» Aim of the task
Locate every line in the material below that has the word "chart". Copy each of those lines.

» Data

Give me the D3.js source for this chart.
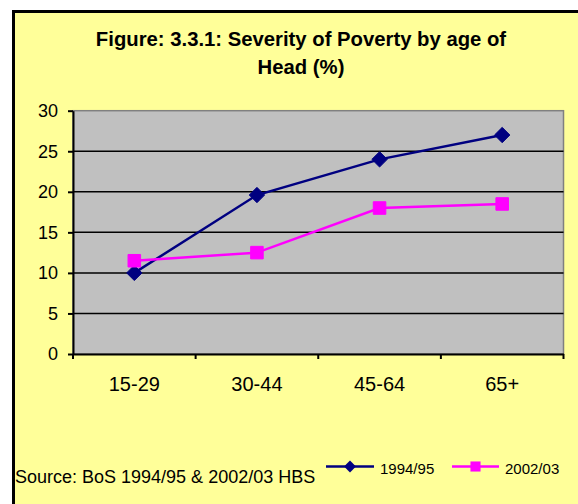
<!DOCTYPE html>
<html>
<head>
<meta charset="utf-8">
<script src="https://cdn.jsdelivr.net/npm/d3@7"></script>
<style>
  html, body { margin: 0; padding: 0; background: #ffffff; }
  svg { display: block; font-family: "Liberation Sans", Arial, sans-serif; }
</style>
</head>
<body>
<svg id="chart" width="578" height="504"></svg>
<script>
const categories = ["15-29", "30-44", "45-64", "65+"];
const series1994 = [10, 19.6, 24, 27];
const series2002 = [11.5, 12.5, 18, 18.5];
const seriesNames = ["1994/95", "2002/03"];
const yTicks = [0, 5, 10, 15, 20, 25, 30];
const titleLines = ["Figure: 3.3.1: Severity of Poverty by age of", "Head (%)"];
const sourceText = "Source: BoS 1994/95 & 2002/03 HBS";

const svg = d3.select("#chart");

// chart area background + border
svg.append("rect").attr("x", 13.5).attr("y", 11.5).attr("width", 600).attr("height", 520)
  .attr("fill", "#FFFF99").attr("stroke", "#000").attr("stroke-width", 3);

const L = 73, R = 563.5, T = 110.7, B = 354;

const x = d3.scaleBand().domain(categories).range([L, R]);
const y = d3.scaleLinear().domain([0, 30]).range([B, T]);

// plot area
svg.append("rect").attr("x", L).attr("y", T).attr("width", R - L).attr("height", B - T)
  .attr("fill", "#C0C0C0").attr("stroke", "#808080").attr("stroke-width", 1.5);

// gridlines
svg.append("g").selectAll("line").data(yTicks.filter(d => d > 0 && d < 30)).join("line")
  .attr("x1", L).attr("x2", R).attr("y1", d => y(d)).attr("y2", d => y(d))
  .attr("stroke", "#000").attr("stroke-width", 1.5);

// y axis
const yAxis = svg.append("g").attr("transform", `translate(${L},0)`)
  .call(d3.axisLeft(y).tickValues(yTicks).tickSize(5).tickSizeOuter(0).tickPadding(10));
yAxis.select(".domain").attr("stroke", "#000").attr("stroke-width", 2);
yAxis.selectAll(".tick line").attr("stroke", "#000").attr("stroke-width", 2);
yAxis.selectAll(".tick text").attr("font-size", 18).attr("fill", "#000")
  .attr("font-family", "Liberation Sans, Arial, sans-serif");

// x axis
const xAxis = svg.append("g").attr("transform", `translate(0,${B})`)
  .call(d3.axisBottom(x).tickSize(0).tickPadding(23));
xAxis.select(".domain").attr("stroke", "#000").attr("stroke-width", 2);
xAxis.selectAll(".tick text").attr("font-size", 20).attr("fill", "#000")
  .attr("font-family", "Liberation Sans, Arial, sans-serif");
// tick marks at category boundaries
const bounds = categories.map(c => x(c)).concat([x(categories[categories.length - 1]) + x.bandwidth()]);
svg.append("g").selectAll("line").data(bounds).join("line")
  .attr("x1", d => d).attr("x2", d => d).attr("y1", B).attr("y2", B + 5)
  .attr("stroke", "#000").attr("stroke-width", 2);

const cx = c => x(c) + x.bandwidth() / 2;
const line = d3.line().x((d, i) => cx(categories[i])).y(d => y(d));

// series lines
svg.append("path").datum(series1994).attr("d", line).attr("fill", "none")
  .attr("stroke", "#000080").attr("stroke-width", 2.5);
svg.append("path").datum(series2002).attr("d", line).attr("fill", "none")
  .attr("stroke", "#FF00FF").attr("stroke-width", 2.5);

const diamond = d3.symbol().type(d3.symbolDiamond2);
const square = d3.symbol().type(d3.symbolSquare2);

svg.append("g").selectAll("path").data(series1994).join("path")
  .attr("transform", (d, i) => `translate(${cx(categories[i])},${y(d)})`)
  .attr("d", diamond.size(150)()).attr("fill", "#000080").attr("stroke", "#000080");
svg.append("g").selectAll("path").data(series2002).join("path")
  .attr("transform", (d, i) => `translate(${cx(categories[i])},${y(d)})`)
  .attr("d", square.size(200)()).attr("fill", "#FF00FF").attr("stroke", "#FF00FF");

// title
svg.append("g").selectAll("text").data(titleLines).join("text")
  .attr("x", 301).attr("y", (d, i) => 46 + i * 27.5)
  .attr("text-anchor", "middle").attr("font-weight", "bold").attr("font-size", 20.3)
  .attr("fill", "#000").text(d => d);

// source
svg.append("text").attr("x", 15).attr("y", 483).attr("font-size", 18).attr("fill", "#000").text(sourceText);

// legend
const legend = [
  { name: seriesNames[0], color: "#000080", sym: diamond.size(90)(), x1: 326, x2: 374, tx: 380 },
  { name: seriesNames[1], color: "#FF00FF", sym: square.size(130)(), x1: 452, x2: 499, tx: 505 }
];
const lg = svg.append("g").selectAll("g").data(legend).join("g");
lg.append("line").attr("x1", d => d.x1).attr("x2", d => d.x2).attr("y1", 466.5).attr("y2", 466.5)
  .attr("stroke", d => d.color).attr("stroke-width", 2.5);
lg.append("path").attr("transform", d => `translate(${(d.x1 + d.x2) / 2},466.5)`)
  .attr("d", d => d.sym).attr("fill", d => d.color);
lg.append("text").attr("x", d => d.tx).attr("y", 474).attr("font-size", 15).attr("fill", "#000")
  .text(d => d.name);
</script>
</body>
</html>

» The result
Give me the D3.js source for this chart.
<svg id="chart" width="578" height="504"></svg>
const svg = d3.select("#chart");
// chart area background + border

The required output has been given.